越直美の市長のお仕事(2)

「待機児童ゼロ」に必要なもの

保育園で笑顔を見せる越直美・大津市長(左奥)
保育園で笑顔を見せる越直美・大津市長(左奥)

 「待機児童の解消」が叫ばれて久しいですが、昨年4月の全国の待機児童は約2万6千人。大津市では、平成27年4月から3年連続で、年度当初の待機児童ゼロを達成しています。「待機児童ゼロにするには、どうすればいいか」とよく聞かれます。

 まず、保育園のニーズをしっかり見積もること。大津市では、私が市長になった直後の平成24年4月の待機児童は、約150人でした。そこで、1年間でほぼ同数の保育園の整備をしましたが、待機児童の数は減らず。
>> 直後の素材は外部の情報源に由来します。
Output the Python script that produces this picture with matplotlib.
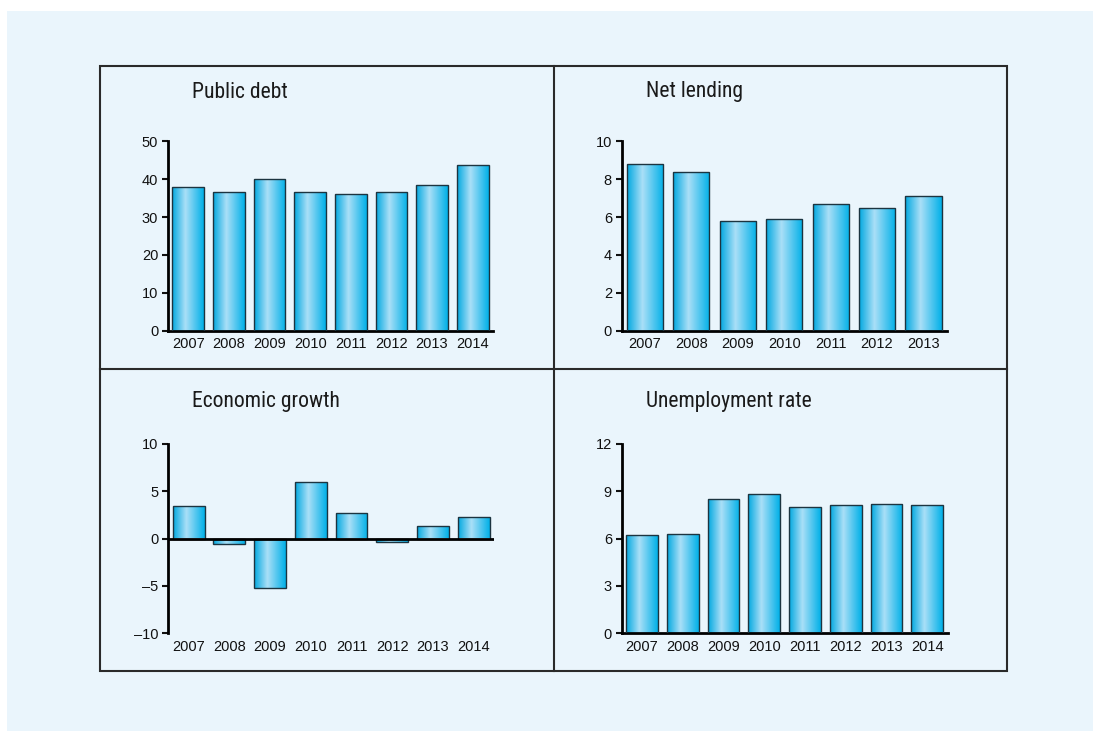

 これは、保育園の申し込みをしていないので待機児童としてカウントされていないが、実際に保育園ができたら入園させたい-という潜在的なニーズが大きかったためです。結局、待機児童がゼロになるまでに整備した保育園の定員は、約1500人。待機児童の10倍になります。

 待機児童をゼロにするには、保育士の不足、保育園をつくる場所がない、など多くの問題があります。しかし、何よりも一番大切なのが、市長の覚悟です。待機児童ゼロ達成後も、毎年、保育園を増やし、これまでに約2千人分の保育園を整備しました。そのための予算は約28億円。市も、お金のある時代ではありません。結局、何か別の予算を削って、保育園に回すことになります。

 大津市でも、高齢者のマッサージ券や敬老祝い金などをなくしてきました。当然、「高齢者につめたい」と言われます。しかし、子育てにお金を使わなければ、高齢者を支える若者もいなくなってしまいます。批判があっても、税金の使い方を決めるのは一番大切な市長の仕事。覚悟が問われます。